Die rot-rot-grüne Koalition hat sich auf eine Schulgesetzänderung geeinigt. Die Neuerungen betreffen Kinder, die keine Kitas besuchen sowie die stärkere Würdigung der Herkunftssprachen. Alle Schulen müssen zudem Kinderschutzkonzepte entwickeln.
Bei der abschließenden Diskussion am Donnerstag im Schulausschuss bedauerte Bildungssenatorin Sandra Scheeres (SPD), dass der von ihr geforderte Wegfall der Prüfungen zum Mittleren Schulabschluss an Gymnasien aus dem Entwurf entfernt wurde.
Bei der Schulgesetzänderung handelt es sich auch sonst um eine stark verkleinerte Version. Auf die Reform der Privatschulfinanzierung, des Übergangs in die weiterführenden Schulen und auf die Gebührenfreiheit beim Hort konnte sich die Koalition wie berichtet nicht mehr einigen.
Stattdessen unternimmt sie einen neuen Versuch, ein altes Problem zu lösen und zwar die Sprachförderung künftiger Erstklässler, die keine Kita besuchen: Seit 2008 sind sie verpflichtet, vor der Einschulung an einer mindestens einjährigen täglichen Sprachförderung teilzunehmen, was aber nicht klappt: Die meisten der rund 3000 „Nichtkitakinder“ kommen nicht einmal zum vorgeschalteten Test.
Aber auch jene, die am Test teilnehmen und bei denen Sprachförderbedarf festgestellt wird, melden sich etwa zur Hälfe weder in einer Kita an noch nehmen sie an einem anderen Sprachförderangebot teil. Die CDU hatte in diesem Zusammenhang bereits 2018 von "Staatsversagen" gesprochen. Dennoch änderte sich nichts.
Der Mangel an Kita-Plätzen verschärfte die Probleme
Zur Begründung hatte Neuköllns Bildungsstadträtin Karin Korte (SPD) auf den Kitaplatzmangel verwiesen: Wenn Eltern dreimal nachgewiesen hätten, das sie sich vergebens um einen Kitaplatz beworben hätten, würde der Bezirk vom ihnen kein Bußgeld erheben wegen der Nichterfüllung de Sprachförderpflicht.

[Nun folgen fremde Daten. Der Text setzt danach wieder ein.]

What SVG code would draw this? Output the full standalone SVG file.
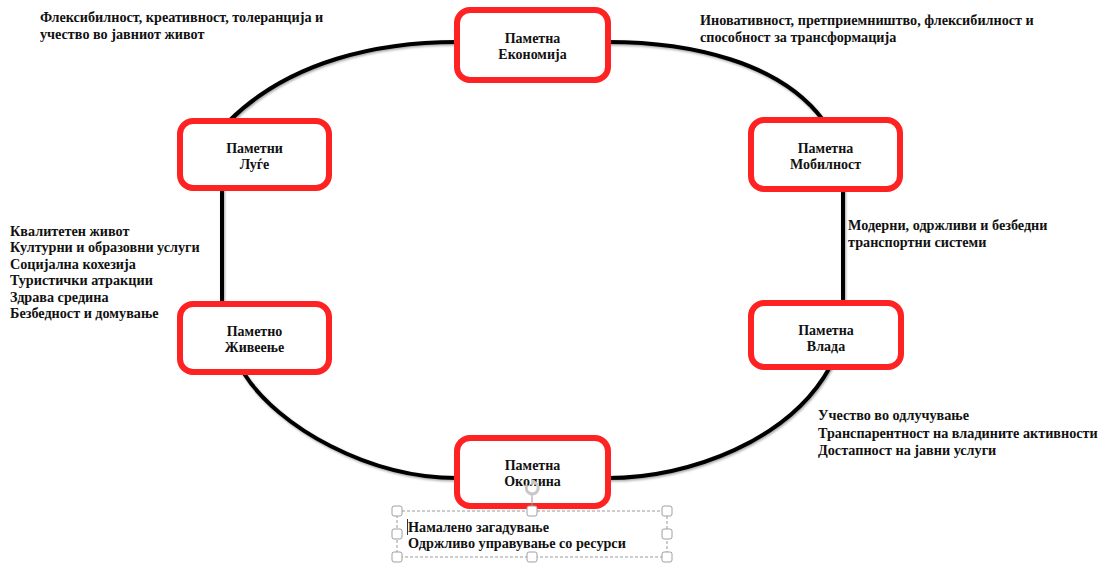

Der Bildungsstadtrat von Tempelhof-Schöneberg, Oliver Schworck (SPD) hatte es bei einer Anhörung im März grundsätzlich abgelehnt, Bußgelder zu erheben.
Diesen Zustand wollte die Koalition nicht länger hinnehmen. Sie hat jetzt festgeschrieben, dass die Schulämter in der Pflicht stehen, den betreffende Familien, die sich nicht kümmern oder keinen Kitaplatz finden, Förderangebote „zuzuweisen“.
Herkunftssprachen sollen an den Schulen mehr Beachtung finden
Eine neue Qualität hat auch die Förderung der Herkunftssprachen: Die Schulen werden verpflichtet, die „gesprochenen Sprachen“ der Schüler:innen zu erfassen. Auf dieser Grundlage müsse der Senat eine Förderung von Zwei- und Mehrsprachigkeit aufbauen. Je nach Haushaltslage sollen Angebote zur Entwicklung von Zwei- und Mehrsprachigkeit gemacht werden, sofern dies „gewünscht und schulorganisatorisch möglich“ ist. Auch die Anerkennung der Herkunftssprache als zweite Fremdsprache soll ermöglicht werden.
Die CDU bedauert den Rückzieher beim MSA
„Die CDU-Fraktion kritisierte, dass der 76-seitige Text zur Gesetzesänderung erst am Mittwoch kurzfristig übermittelt worden war. Somit sei es der Opposition unmöglich gewesen, die Gesetzesänderungen angemessen zu beraten.
"Die Rechte der Opposition werden auf eklatante Weise missachtet", kritisierte der Abgeordnete Dirk Stettner. Man habe es mit einer "Torschlusspanik von SPD, Grüne und Linke" zu tun.
Die CDU bedauere zudem "insbesondere", dass die Koalition es bei den MSA-Prüfungen an den Gymnasien belasse. Wie berichtet hatte die Berliner Expertenkommission empfohlen, die Prüfungen wegzulassen, weil sie Wissen in der zehnten Klasse abprüfen, dass die Gymnasien schon in der neunen Klasse hinter sich gelassen haben.
Bildungssenatorin Sandra Scheeres (SPD) wollte dem folgen, die Fraktionen nicht.